Advice: Look for every possible way your competition could be cracked and never underestimate your participants’ determination to win.
Recommendation 4. Spread the word about your competition
One of the benefits of running a competition is that you get access to thousands of data scientists, from beginners to superstars, who brainstorm various solutions to the challenge. Playing with data is fun and participating in competitions is a great way to validate and improve skills, show proficiency and look for customers. Spreading the word about your challenge is almost as important as designing the rules and preparing the data.
- Scenario: A state administration is in need of a predictive model. It has come up with some attractive prizes and published the upcoming challenge for data scientists on its website. As these steps may not yield the results it’s looking for, it decides to sponsor a Kaggle competition to draw thousands of data scientists to the problem.
Advice: Choose a popular platform and spread the word about the competition by sending invitations and promoting the competition on social media. Data scientists swarm to Kaggle competitions by the thousands. It stands to reason that choosing a platform to maximize promotion is in your best interest.
Running a competition on Kaggle or a similar platform can not only help you determine if an AI-based solution could benefit your company, but also potentially provide the solution, proof of concept and the crew to implement it at the same time. Could efficiency be better exemplified?
Just remember, run a competition that makes sense. Although most data scientists engage in competitions just to win or validate their skills, it is always better to invest time and energy in something meaningful. It is easier to spot if the processing data makes sense than a lot of companies running competitions realize.

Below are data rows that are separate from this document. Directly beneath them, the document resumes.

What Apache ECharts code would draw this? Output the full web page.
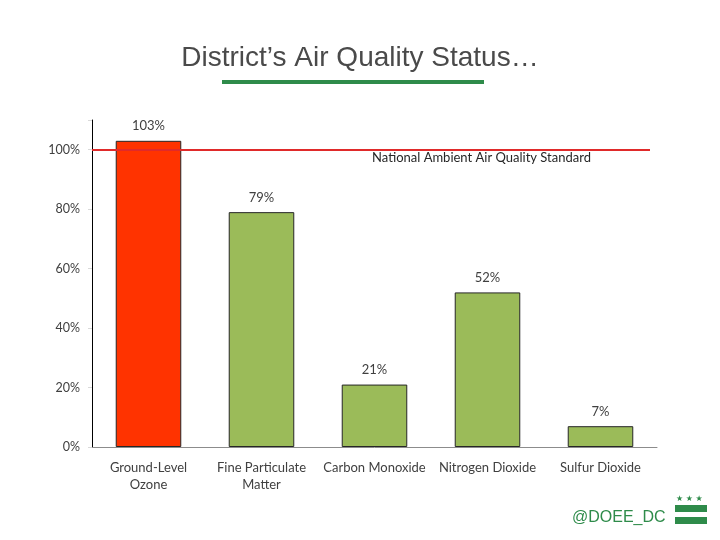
<!DOCTYPE html>
<html>
<head>
<meta charset="utf-8">
<script src="https://cdn.jsdelivr.net/npm/echarts@6/dist/echarts.min.js"></script>
<style>html,body{margin:0;padding:0;background:#fff}#c{width:720px;height:540px}</style>
</head>
<body>
<div id="c"></div>
<script>
var categories = ['Ground-Level\nOzone', 'Fine Particulate\nMatter', 'Carbon Monoxide', 'Nitrogen Dioxide', 'Sulfur Dioxide'];
var values = [103, 79, 21, 52, 7];
var barColors = ['#FF3300', '#9BBB59', '#9BBB59', '#9BBB59', '#9BBB59'];
var standardValue = 100;
var standardLabel = 'National Ambient Air Quality Standard';
var titleText = 'District\u2019s Air Quality Status\u2026';
var handleText = '@DOEE_DC';

var chart = echarts.init(document.getElementById('c'));
var font = 'Lato, "Open Sans", sans-serif';
chart.setOption({
  animation: false,
  title: {
    text: titleText, left: 'center', top: 39,
    textStyle: { fontFamily: 'Liberation Sans, Arial, sans-serif', fontSize: 28, fontWeight: 'normal', color: '#4a4a4a' }
  },
  grid: { left: 92, right: 63, top: 120, bottom: 93 },
  xAxis: {
    type: 'category', data: categories,
    axisLine: { lineStyle: { color: '#8c8c8c', width: 1 } },
    axisTick: { show: false },
    axisLabel: { fontFamily: font, fontSize: 13, color: '#404040', margin: 12, lineHeight: 17, interval: 0 }
  },
  yAxis: {
    type: 'value', min: 0, max: 110, interval: 20,
    axisLine: { show: true, lineStyle: { color: '#000', width: 1 } },
    axisTick: { show: true, length: 4, lineStyle: { color: '#d9d9d9' } },
    splitLine: { show: false },
    axisLabel: {
      fontFamily: font, fontSize: 12.5, color: '#404040', margin: 12,
      formatter: function (v) { return v > 100 ? '' : v + '%'; }
    }
  },
  series: [{
    type: 'bar',
    barWidth: '58%',
    data: values.map(function (v, i) {
      return { value: v, itemStyle: { color: barColors[i], borderColor: '#262626', borderWidth: 1 } };
    }),
    label: {
      show: true, position: 'top', distance: 8,
      fontFamily: font, fontSize: 13, color: '#404040',
      formatter: function (p) { return p.value + '%'; }
    },
    markLine: {
      symbol: 'none', silent: true,
      lineStyle: { color: '#E02A2A', width: 2, type: 'solid' },
      data: [[{ yAxis: standardValue, x: 92 }, { yAxis: standardValue, x: 650 }]],
      label: {
        show: true, position: 'insideEndBottom', formatter: standardLabel,
        fontFamily: font, fontSize: 13, color: '#262626', distance: 2, padding: [0, 57, 0, 0]
      }
    }
  }],
  graphic: [
    { type: 'rect', shape: { x: 222, y: 80, width: 262, height: 4 }, style: { fill: '#2E8B4A' } },
    { type: 'text', left: 572, top: 510, style: { text: handleText, fontFamily: 'Liberation Sans, Arial, sans-serif', fontSize: 16, fill: '#2E8B4A' } },
    { type: 'rect', shape: { x: 675, y: 505, width: 32, height: 7 }, style: { fill: '#2E8B4A' } },
    { type: 'rect', shape: { x: 675, y: 517, width: 32, height: 7 }, style: { fill: '#2E8B4A' } },
    { type: 'text', left: 676, top: 495, style: { text: '\u2605 \u2605 \u2605', fontFamily: 'DejaVu Sans, sans-serif', fontSize: 8, fill: '#2E8B4A' } }
  ]
});
</script>
</body>
</html>
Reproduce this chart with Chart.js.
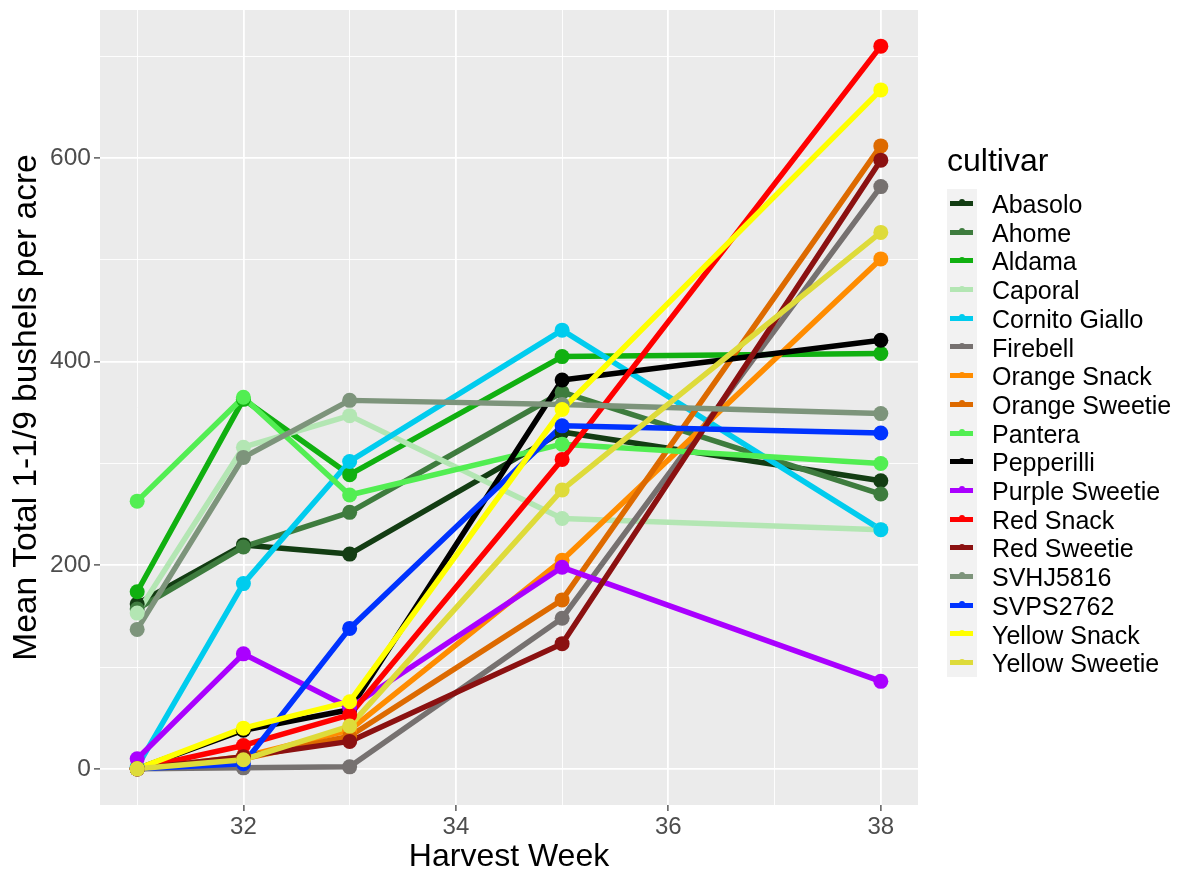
<!DOCTYPE html>
<html>
<head>
<meta charset="utf-8">
<script src="https://cdn.jsdelivr.net/npm/chart.js@4.4.1/dist/chart.umd.min.js"></script>
<style>
  html, body { margin: 0; padding: 0; background: #ffffff; }
  #wrap { position: relative; width: 1187px; height: 876px; font-family: "Liberation Sans", Arial, sans-serif; }
  #c { position: absolute; left: 0; top: 0; }
  #legend { position: absolute; left: 0; top: 0; width: 1187px; height: 876px; pointer-events: none; }
  .ltitle { position: absolute; left: 947px; font-size: 32px; color: #000; line-height: 40px; }
  .strip { position: absolute; left: 947px; width: 30px; background: #f2f2f2; }
  .kline { position: absolute; left: 950px; width: 23px; height: 5px; }
  .kdot { position: absolute; width: 6px; height: 6px; border-radius: 50%; }
  .ltext { position: absolute; left: 992px; font-size: 25px; color: #000; white-space: nowrap; }
</style>
</head>
<body>
<div id="wrap">
  <canvas id="c" width="1187" height="876"></canvas>
  <div id="legend"></div>
</div>
<script>
// ---- data ----
const weeks = [31, 32, 33, 35, 38];
const cultivars = ["Abasolo", "Ahome", "Aldama", "Caporal", "Cornito Giallo", "Firebell",
  "Orange Snack", "Orange Sweetie", "Pantera", "Pepperilli", "Purple Sweetie", "Red Snack",
  "Red Sweetie", "SVHJ5816", "SVPS2762", "Yellow Snack", "Yellow Sweetie"];
const colors = ["#133d13", "#3e7c3e", "#10b010", "#b3e6b3", "#00ccee", "#767170",
  "#ff8c00", "#dd6a00", "#52ee52", "#000000", "#aa00ff", "#ff0000",
  "#8b1111", "#7d947b", "#0033ff", "#ffff00", "#dedb3a"];

const abasolo       = [162, 220, 211, 331, 283];
const ahome         = [157, 218, 252, 370, 270];
const aldama        = [174, 363, 289, 405, 408];
const caporal       = [153, 316, 347, 246, 235];
const cornitoGiallo = [2, 182, 302, 431, 235];
const firebell      = [0, 1, 2, 148, 572];
const orangeSnack   = [0, 12, 38, 205, 501];
const orangeSweetie = [0, 10, 32, 166, 612];
const pantera       = [263, 365, 269, 319, 300];
const pepperilli    = [0, 38, 58, 382, 421];
const purpleSweetie = [10, 113, 60, 198, 86];
const redSnack      = [0, 23, 53, 304, 710];
const redSweetie    = [0, 12, 27, 123, 598];
const svhj5816      = [137, 306, 362, 358, 349];
const svps2762      = [0, 5, 138, 337, 330];
const yellowSnack   = [0, 40, 66, 353, 667];
const yellowSweetie = [0, 9, 42, 274, 527];

const seriesValues = [abasolo, ahome, aldama, caporal, cornitoGiallo, firebell, orangeSnack,
  orangeSweetie, pantera, pepperilli, purpleSweetie, redSnack, redSweetie, svhj5816, svps2762,
  yellowSnack, yellowSweetie];

const xTicks = [31, 32, 33, 34, 35, 36, 37, 38];
const xLabelTicks = [32, 34, 36, 38];
const yTicks = [0, 100, 200, 300, 400, 500, 600, 700];
const yLabelTicks = [0, 200, 400, 600];

// ---- build datasets (lines layer, then points layer, like ggplot) ----
const datasets = [];
seriesValues.forEach((vals, i) => {
  const pts = weeks.map((w, j) => ({ x: w, y: vals[j] }));
  datasets.push({
    label: cultivars[i], data: pts, borderColor: colors[i], backgroundColor: colors[i],
    borderWidth: 5.5, pointRadius: 0, pointHoverRadius: 0, borderJoinStyle: 'round',
    borderCapStyle: 'butt', tension: 0, order: 200 - i, showLine: true
  });
});
seriesValues.forEach((vals, i) => {
  const pts = weeks.map((w, j) => ({ x: w, y: vals[j] }));
  datasets.push({
    label: cultivars[i] + ' pts', data: pts, borderColor: colors[i], backgroundColor: colors[i],
    showLine: false, pointRadius: 7.5, pointHoverRadius: 7.5, pointBorderWidth: 0,
    pointBackgroundColor: colors[i], order: 100 - i
  });
});

const FONT = '"Liberation Sans", Arial, sans-serif';

const panelBg = {
  id: 'panelBg',
  beforeDraw(chart) {
    const { ctx, chartArea: a } = chart;
    ctx.save();
    ctx.fillStyle = '#ebebeb';
    ctx.fillRect(a.left, a.top, a.right - a.left, a.bottom - a.top);
    ctx.restore();
  }
};

function isMajor(list, v) { return list.some(t => Math.abs(t - v) < 1e-6); }

new Chart(document.getElementById('c'), {
  type: 'scatter',
  data: { datasets },
  options: {
    responsive: false,
    devicePixelRatio: 1,
    animation: false,
    events: [],
    layout: { padding: { top: 10, right: 269, left: 0, bottom: 0 } },
    plugins: { legend: { display: false }, tooltip: { enabled: false } },
    scales: {
      x: {
        type: 'linear', min: 30.65, max: 38.35,
        afterBuildTicks: s => { s.ticks = xTicks.map(v => ({ value: v })); },
        afterFit: s => { s.height = 71; s.paddingLeft = 0; s.paddingRight = 0; },
        border: { display: false },
        grid: {
          color: '#ffffff',
          lineWidth: c => (c.tick && isMajor(xLabelTicks, c.tick.value)) ? 1.8 : 0.9,
          tickLength: 6,
          tickColor: c => (c.tick && isMajor(xLabelTicks, c.tick.value)) ? '#333333' : 'rgba(0,0,0,0)',
          tickWidth: 1.2
        },
        ticks: {
          autoSkip: false, maxRotation: 0, padding: 2, color: '#4d4d4d',
          font: { size: 24, family: FONT },
          callback: v => isMajor(xLabelTicks, v) ? String(Math.round(v)) : ''
        },
        title: { display: true, text: 'Harvest Week', color: '#000000', padding: 0,
          font: { size: 32, family: FONT } }
      },
      y: {
        type: 'linear', min: -35.5, max: 745.5,
        afterBuildTicks: s => { s.ticks = yTicks.map(v => ({ value: v })); },
        afterFit: s => { s.width = 100; s.paddingTop = 0; s.paddingBottom = 0; },
        border: { display: false },
        grid: {
          color: '#ffffff',
          lineWidth: c => (c.tick && isMajor(yLabelTicks, c.tick.value)) ? 1.8 : 0.9,
          tickLength: 6,
          tickColor: c => (c.tick && isMajor(yLabelTicks, c.tick.value)) ? '#333333' : 'rgba(0,0,0,0)',
          tickWidth: 1.2
        },
        ticks: {
          autoSkip: false, padding: 3, color: '#4d4d4d',
          font: { size: 24.5, family: FONT },
          callback: v => isMajor(yLabelTicks, v) ? String(Math.round(v)) : ''
        },
        title: { display: true, text: 'Mean Total 1-1/9 bushels per acre', color: '#000000',
          padding: { top: 7, bottom: 0 }, font: { size: 33.5, family: FONT } }
      }
    }
  },
  plugins: [panelBg]
});

// ---- legend (HTML text) ----
const lg = document.getElementById('legend');
const rowH = 28.7, firstTop = 189;
let html = '<div class="ltitle" style="top:140px">cultivar</div>';
html += `<div class="strip" style="top:${firstTop}px;height:${(rowH * cultivars.length).toFixed(1)}px"></div>`;
cultivars.forEach((name, i) => {
  const cy = firstTop + rowH * i + rowH / 2;
  html += `<div class="kline" style="top:${(cy - 2.5).toFixed(1)}px;background:${colors[i]}"></div>`;
  html += `<div class="kdot" style="left:${958.5}px;top:${(cy - 4).toFixed(1)}px;background:${colors[i]}"></div>`;
  html += `<div class="ltext" style="top:${(cy - rowH / 2 + 1).toFixed(1)}px;line-height:${rowH}px">${name}</div>`;
});
lg.innerHTML = html;
</script>
</body>
</html>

Preparing a model that is able to recognize plastic waste in a pile of trash is relatively easy. Building an automated machine to sort the waste is a whole different story. Although there is nothing wrong with probing the technology, it is much better to run a competition that will give feedback that can be used to optimize the company’s short- and long-term future performance. Far too many competitions either don’t make sense or produce results that are never used. Even if the competition itself proves successful, who really has the time or resources to do fruitless work?